■ EXERCISE
Pictures excluded, return the lines below from the first through the line holding "Provisional Data Subject".

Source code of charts

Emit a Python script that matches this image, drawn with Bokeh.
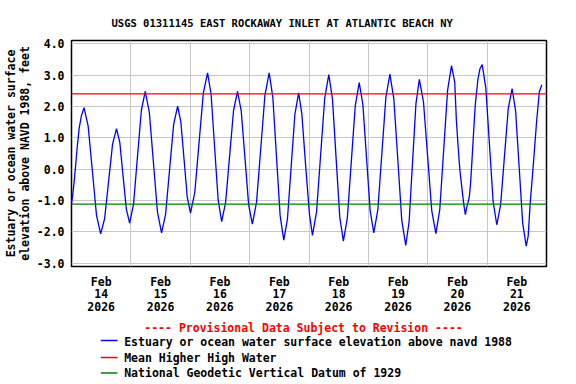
from bokeh.plotting import figure
from bokeh.models import Range1d, FixedTicker, Span
from bokeh.layouts import column
from bokeh.embed import file_html
from bokeh.resources import INLINE
from bokeh.core.properties import value

# ---------------- data ----------------
title_text = "USGS 01311145 EAST ROCKAWAY INLET AT ATLANTIC BEACH NY"
y_label = "Estuary or ocean water surface\nelevation above NAVD 1988, feet"
provisional = "---- Provisional Data Subject to Revision ----"

# hours since 2026-02-14 00:00
hours = [0.0, 0.4, 1.0, 1.6, 2.3, 3.1, 4.0, 5.05, 6.74, 8.43, 10.11, 11.8,
         13.4, 15.0, 16.6, 18.2, 19.53, 20.85, 22.18, 23.5, 25.08, 26.65, 28.23,
         29.8, 31.45, 33.1, 34.75, 36.4, 38.03, 39.65, 41.28, 42.9, 44.2, 45.5,
         46.8, 48.1, 49.83, 51.55, 53.28, 55.0, 56.43, 57.85, 59.28, 60.7, 62.3,
         63.9, 65.5, 67.1, 68.6, 70.1, 71.6, 73.1, 74.8, 76.5, 78.2, 79.9, 81.38,
         82.85, 84.33, 85.8, 87.3, 88.8, 90.3, 91.8, 93.1, 94.6, 96.2, 97.4,
         99.05, 100.7, 102.35, 104.0, 105.48, 106.95, 108.43, 109.9, 111.5, 113.1,
         114.7, 116.3, 117.78, 119.25, 120.73, 122.2, 123.83, 125.45, 127.08,
         128.7, 130.3, 131.9, 133.5, 135.1, 136.48, 137.85, 139.23, 140.6, 142.28,
         143.95, 145.63, 147.3, 148.88, 150.45, 152.03, 153.6, 154.9, 155.6,
         156.3, 157.0, 157.6, 158.2, 158.7, 159.2, 159.7, 160.2, 160.8, 161.3,
         161.8, 162.4, 163.2, 164.3, 165.1, 166.0, 167.48, 168.95, 170.43, 171.9,
         173.45, 175.0, 176.55, 178.1, 179.53, 180.95, 182.38, 183.8, 184.6,
         185.4, 186.7, 188.0, 189.1, 190.1]
elev = [-1.10, -0.88, -0.45, 0.06, 0.69, 1.31, 1.70, 1.96, 1.37, -0.05, -1.47, -2.06,
        -1.57, -0.39, 0.80, 1.29, 0.85, -0.22, -1.28, -1.72, -1.11, 0.38, 1.87,
        2.48, 1.82, 0.23, -1.37, -2.03, -1.44, -0.01, 1.42, 2.01, 1.51, 0.31,
        -0.90, -1.40, -0.75, 0.84, 2.42, 3.07, 2.38, 0.70, -0.98, -1.67, -1.06,
        0.41, 1.87, 2.48, 1.86, 0.37, -1.13, -1.75, -1.05, 0.66, 2.37, 3.07, 2.29,
        0.41, -1.48, -2.26, -1.58, 0.09, 1.75, 2.43, 1.77, 0.16, -1.45, -2.11,
        -1.36, 0.45, 2.26, 3.01, 2.24, 0.36, -1.52, -2.29, -1.55, 0.24,
        2.02, 2.76, 2.06, 0.37, -1.33, -2.03, -1.29, 0.50, 2.29,
        3.03, 2.23, 0.30, -1.63, -2.43, -1.66, 0.22, 2.09, 2.86, 2.14,
        0.41, -1.33, -2.05, -1.27, 0.63, 2.52, 3.30, 2.78, 1.52,
        0.69, -0.04, -0.46, -0.88, -1.19, -1.45, -1.24, -1.09, -0.88, -0.46,
        0.17, 1.00, 2.05, 2.88, 3.20, 3.33, 2.59, 0.78, -1.03, -1.77,
        -1.14, 0.40, 1.94, 2.57, 1.84, 0.06, -1.72, -2.45, -2.13,
        -1.09, 0.17, 1.52, 2.46, 2.69]

mhhw = 2.40
ngvd29 = -1.11

day_ticks = [12, 36, 60, 84, 108, 132, 156, 180]
day_labels = ["Feb\n14\n2026", "Feb\n15\n2026", "Feb\n16\n2026", "Feb\n17\n2026",
              "Feb\n18\n2026", "Feb\n19\n2026", "Feb\n20\n2026", "Feb\n21\n2026"]
day_bounds = [24, 48, 72, 96, 120, 144, 168]
y_ticks = [-3, -2, -1, 0, 1, 2, 3, 4]
y_tick_labels = ["-3.0", "-2.0", "-1.0", "0.0", "1.0", "2.0", "3.0", "4.0"]

legend_labels = ["Estuary or ocean water surface elevation above navd 1988",
                 "Mean Higher High Water",
                 "National Geodetic Vertical Datum of 1929"]
legend_colors = ["#0000ff", "#ff0000", "#008000"]

FONT = "DejaVu Sans Mono"
FS = "11.5px"

# ---------------- main chart ----------------
p = figure(width=560, height=316, x_range=Range1d(0, 192), y_range=Range1d(-3.1, 4.1),
           output_backend="svg", toolbar_location=None,
           min_border_left=63, min_border_right=14, min_border_top=40, min_border_bottom=48)
p.frame_align = False
p.background_fill_color = "white"
p.border_fill_color = "white"
p.outline_line_color = "black"
p.outline_line_width = 1.5

p.title.text = title_text
p.title.text_font = FONT
p.title.text_font_size = "10.5px"
p.title.text_font_style = "bold"
p.title.text_color = "black"
p.title.align = "left"
p.title.offset = 40
p.title.standoff = 24

p.xaxis.ticker = FixedTicker(ticks=day_ticks)
p.xaxis.major_label_overrides = dict(zip(day_ticks, day_labels))
p.yaxis.ticker = FixedTicker(ticks=y_ticks)
p.yaxis.major_label_overrides = dict(zip(y_ticks, y_tick_labels))
for ax in (p.xaxis, p.yaxis):
    ax.axis_line_color = None
    ax.major_tick_line_color = None
    ax.minor_tick_line_color = None
    ax.major_tick_out = 0
    ax.major_tick_in = 0
    ax.major_label_text_font = FONT
    ax.major_label_text_font_size = FS
    ax.major_label_text_font_style = "bold"
    ax.major_label_text_color = "black"
p.xaxis.major_label_text_line_height = 0.9
p.xaxis.major_label_standoff = 8
p.yaxis.major_label_standoff = 7
p.yaxis.axis_label = y_label
p.yaxis.axis_label_text_font = FONT
p.yaxis.axis_label_text_font_size = FS
p.yaxis.axis_label_text_font_style = "bold"
p.yaxis.axis_label_text_color = "black"
p.yaxis.axis_label_text_line_height = 0.99
p.yaxis.axis_label_standoff = 2

p.xgrid.ticker = FixedTicker(ticks=day_bounds)
p.grid.grid_line_color = "#c8c8c8"
p.grid.grid_line_width = 1

p.line(hours, elev, line_color="#0000ff", line_width=1.3)
p.add_layout(Span(location=mhhw, dimension="width", line_color="#ff0000", line_width=1.2))
p.add_layout(Span(location=ngvd29, dimension="width", line_color="#008000", line_width=1.2))

# ---------------- legend area ----------------
q = figure(width=560, height=68, x_range=Range1d(0, 560), y_range=Range1d(68, 0),
           output_backend="svg", toolbar_location=None,
           x_axis_location=None, y_axis_location=None, min_border=0)
q.frame_align = False
q.grid.visible = False
q.outline_line_color = None
q.text(x=[303], y=[11.3], text=[provisional], text_align="center", text_baseline="middle",
       text_color="#ff0000", text_font=value(FONT), text_font_size=FS, text_font_style="bold")
row_y = [24.0, 41.0, 56.5]
for ry, col in zip(row_y, legend_colors):
    q.segment(x0=[100.3], y0=[ry], x1=[117.0], y1=[ry], line_color=col, line_width=1.3)
q.text(x=[123.7] * 3, y=[25.0, 41.0, 56.7], text=legend_labels, text_align="left",
       text_baseline="middle", text_color="black", text_font=value(FONT),
       text_font_size=FS, text_font_style="bold")

layout = column(p, q, spacing=0)
open("out.html", "w").write(file_html(layout, INLINE))
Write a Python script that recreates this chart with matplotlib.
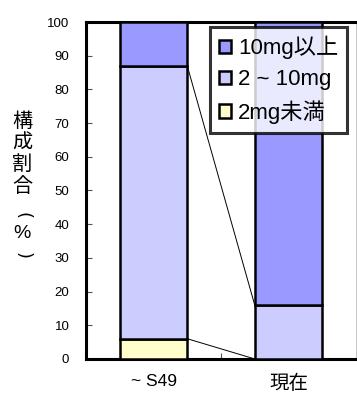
import numpy as np
import matplotlib
matplotlib.use("Agg")
import matplotlib.pyplot as plt
from matplotlib.patches import Patch

plt.rcParams['font.family'] = ['Liberation Sans', 'Noto Sans CJK JP', 'DejaVu Sans']

# Composition ratio (%) by size class, bottom to top
periods = ["~ S49", "現在"]
size_classes = ["2mg未満", "2 ~ 10mg", "10mg以上"]
share_small = [6, 0]
share_mid = [81, 16]
share_large = [13, 84]
colors = ["#FFFFCC", "#CCCCFF", "#9999FF"]

y_ticks = list(range(0, 101, 10))

fig = plt.figure(figsize=(3.57, 3.94), dpi=100)
ax = fig.add_axes([0.241, 0.089, 0.756, 0.855])

x = np.arange(len(periods))
width = 0.5
bottom = np.zeros(len(periods))
tops = []
for vals, col, name in zip([share_small, share_mid, share_large], colors, size_classes):
    ax.bar(x, vals, width, bottom=bottom, color=col, edgecolor="black",
           linewidth=1.8, label=name, zorder=3)
    bottom = bottom + np.array(vals)
    tops.append(bottom.copy())

# series lines joining the cumulative levels of neighbouring bars
for lvl in tops:
    ax.plot([x[0] + width / 2, x[1] - width / 2], [lvl[0], lvl[1]],
            color="black", linewidth=0.7, zorder=2)

ax.set_xlim(-0.5, 1.5)
ax.set_ylim(0, 100)
ax.set_yticks(y_ticks)
ax.set_xticks(x)
ax.set_xticklabels(periods, fontsize=12.5)
# the kanji label sits a little larger than the latin one
ax.get_xticklabels()[1].set_fontsize(14)
ax.set_xticks([0.5], minor=True)
ax.tick_params(axis="y", direction="in", length=4, width=0.8, color="#555555",
               labelsize=9.5, pad=12)
ax.tick_params(axis="x", which="major", length=0, pad=11)
ax.tick_params(axis="x", which="minor", direction="in", length=4, width=0.8,
               color="#555555")

for side in ["left", "bottom", "top"]:
    ax.spines[side].set_linewidth(2.2)
    ax.spines[side].set_color("black")
ax.spines["right"].set_linewidth(0.6)
ax.spines["right"].set_color("#bbbbbb")

# vertical axis title, stacked characters with rotated brackets
ylab_font = dict(fontsize=14.5, ha="center", va="center",
                 family=['Noto Sans CJK JP', 'DejaVu Sans'])
fig.text(0.062, 1 - 154 / 394, "構\n成\n割\n合", linespacing=1.05, **ylab_font)
fig.text(0.062, 1 - 216 / 394, "(", rotation=-90, fontsize=13, ha="center",
         va="center", family="DejaVu Sans")
fig.text(0.062, 1 - 234 / 394, "%", fontsize=14, ha="center", va="center",
         family="Liberation Sans")
fig.text(0.062, 1 - 256 / 394, ")", rotation=-90, fontsize=13, ha="center",
         va="center", family="DejaVu Sans")

handles = [Patch(facecolor=c, edgecolor="black", linewidth=1.8) for c in colors][::-1]
leg = ax.legend(handles, size_classes[::-1], loc="upper right",
                bbox_to_anchor=(0.967, 0.985), borderaxespad=0, fontsize=16,
                frameon=True, fancybox=False, handlelength=0.55, handleheight=0.55,
                handletextpad=0.3, labelspacing=0.45, borderpad=0.4)
leg.get_frame().set_edgecolor("black")
leg.get_frame().set_linewidth(2.2)
leg.set_zorder(5)

fig.savefig("out.png", dpi=100)
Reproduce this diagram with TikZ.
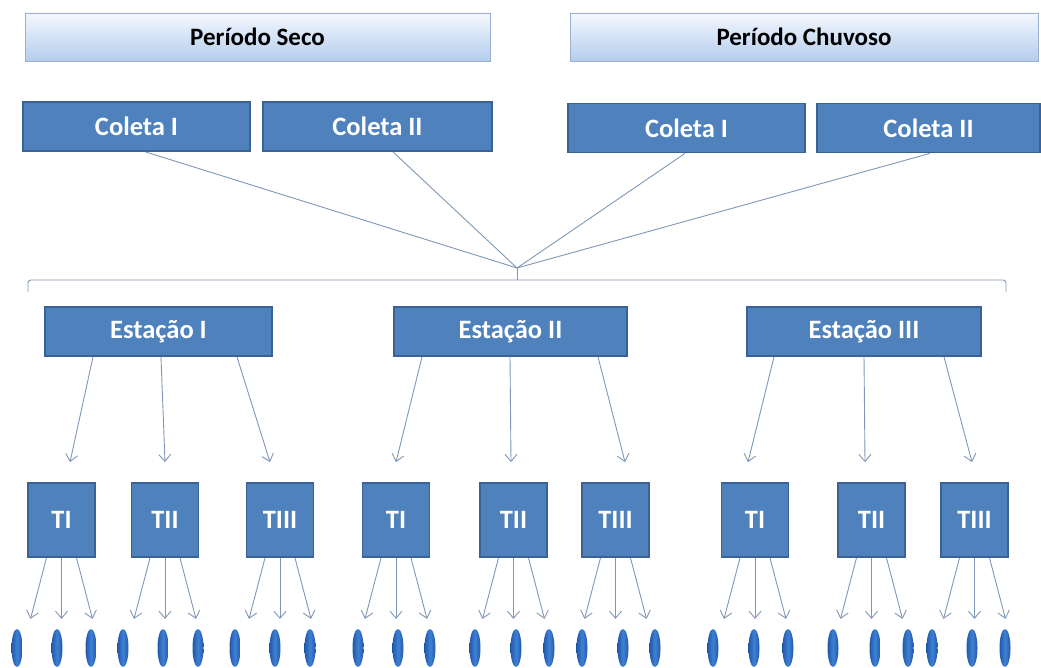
\documentclass[tikz,border=0pt]{standalone}
\usepackage{fontspec}
\setmainfont{Carlito}
\usetikzlibrary{arrows.meta,calc,shapes.geometric}
\definecolor{boxblue}{HTML}{4F81BD}
\definecolor{boxedge}{HTML}{3A6294}
\definecolor{hdredge}{HTML}{9AB0CE}
\definecolor{hdrtop}{HTML}{F4F8FD}
\definecolor{hdrbot}{HTML}{B4CDEE}
\definecolor{linecol}{HTML}{7F97B6}
\definecolor{leafdark}{HTML}{1F5AAC}
\definecolor{leaflight}{HTML}{3F80D2}
\tikzset{
  hdr/.style={draw=hdredge, line width=0.8pt, top color=hdrtop, bottom color=hdrbot,
    minimum height=48pt, inner sep=0pt, font=\fontsize{25}{28}\selectfont\bfseries, text=black},
  bbox/.style={draw=boxedge, fill=boxblue, line width=1.8pt, inner sep=0pt,
    font=\fontsize{26.5}{30}\selectfont\bfseries, text=white},
  wide/.style={bbox, minimum height=49pt},
  tbox/.style={bbox, minimum width=67pt, minimum height=74pt},
  conn/.style={draw=linecol, line width=0.9pt},
  arr/.style={conn, -{Straight Barb[length=7pt,width=12pt,line width=0.9pt]}},
  leaf/.style={ellipse, minimum width=11pt, minimum height=38pt, inner sep=0pt,
    left color=leafdark, right color=leafdark, middle color=leaflight}
}
\begin{document}
\begin{tikzpicture}[x=1pt,y=-1pt]
\useasboundingbox (0,0) rectangle (1041,668);
% headers
\node[hdr, minimum width=465pt] (seco) at (257.5,37) {Período Seco};
\node[hdr, minimum width=468pt] (chuv) at (804,37) {Período Chuvoso};
% coletas
\node[wide, minimum width=227pt] (c1) at (136.5,126.5) {Coleta I};
\node[wide, minimum width=229pt] (c2) at (377.5,126.5) {Coleta II};
\node[wide, minimum width=237pt] (c3) at (686.5,128) {Coleta I};
\node[wide, minimum width=223pt] (c4) at (928.5,128) {Coleta II};
% junction and brace
\coordinate (j) at (517,268);
\coordinate (bm) at (517,280);
\coordinate (bl) at (28,292);
\coordinate (br) at (1006,292);
\draw[conn] ($(c1.south)+(9,0)$) -- (j);
\draw[conn] ($(c2.south)+(15.5,0)$) -- (j);
\draw[conn] ($(c3.south)+(-1.5,0)$) -- (j);
\draw[conn] ($(c4.south)+(1.5,0)$) -- (j);
\draw[conn] (j) -- (bm);
\draw[conn, rounded corners=3pt] (bl) -- (bl |- bm) -- (br |- bm) -- (br);
% estacoes
\node[wide, minimum width=227pt] (e1) at (158.5,331.5) {Estação I};
\node[wide, minimum width=233pt] (e2) at (510.5,331.5) {Estação II};
\node[wide, minimum width=234pt] (e3) at (864,331.5) {Estação III};
% T boxes
\node[tbox] (t11) at (61.5,520) {TI};
\node[tbox] (t12) at (165,520) {TII};
\node[tbox] (t13) at (280,520) {TIII};
\node[tbox] (t21) at (396,520) {TI};
\node[tbox] (t22) at (513.5,520) {TII};
\node[tbox] (t23) at (615.5,520) {TIII};
\node[tbox] (t31) at (755,520) {TI};
\node[tbox] (t32) at (871.5,520) {TII};
\node[tbox] (t33) at (974.5,520) {TIII};
% estacao -> T arrows
\draw[arr] ($(e1.south)+(-65.5,0)$) -- ($(t11.north)+(8.5,-20)$);
\draw[arr] ($(e1.south)+(2.5,0)$) -- ($(t12.north)+(0,-20)$);
\draw[arr] ($(e1.south)+(78.5,0)$) -- ($(t13.north)+(-10,-20)$);
\draw[arr] ($(e2.south)+(-88.5,0)$) -- ($(t21.north)+(0,-20)$);
\draw[arr] ($(e2.south)+(-0.5,0)$) -- ($(t22.north)+(-2.5,-20)$);
\draw[arr] ($(e2.south)+(87.5,0)$) -- ($(t23.north)+(9.5,-20)$);
\draw[arr] ($(e3.south)+(-90,0)$) -- ($(t31.north)+(-7,-20)$);
\draw[arr] ($(e3.south)+(0,0)$) -- ($(t32.north)+(-6.5,-20)$);
\draw[arr] ($(e3.south)+(80,0)$) -- ($(t33.north)+(-2.5,-20)$);
% T -> leaf arrows
\foreach \t in {t11,t12,t13,t21,t22,t23,t31,t32,t33}{
  \draw[arr] ($(\t.south)+(-15,0)$) -- ($(\t.south)+(-31,61)$);
  \draw[arr] ($(\t.south)+(0,0)$) -- ($(\t.south)+(0,61)$);
  \draw[arr] ($(\t.south)+(15,0)$) -- ($(\t.south)+(31,61)$);
}
% leaves
\foreach \x [count=\i] in {17,57,91,123,163,198,235,275,310,358,398,430,475,516,549,582,623,655,713,754,788,833,875,908,932,972,1005}{
  \node[leaf] (l\i) at (\x,648) {};
}
\end{tikzpicture}
\end{document}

■ PROBLEM SOLUTION
Emit a Python script that matches this image, drawn with Bokeh.
from bokeh.plotting import figure
from bokeh.models import Range1d, FixedTicker, Span
from bokeh.layouts import column
from bokeh.embed import file_html
from bokeh.resources import INLINE
from bokeh.core.properties import value

# ---------------- data ----------------
title_text = "USGS 01311145 EAST ROCKAWAY INLET AT ATLANTIC BEACH NY"
y_label = "Estuary or ocean water surface\nelevation above NAVD 1988, feet"
provisional = "---- Provisional Data Subject to Revision ----"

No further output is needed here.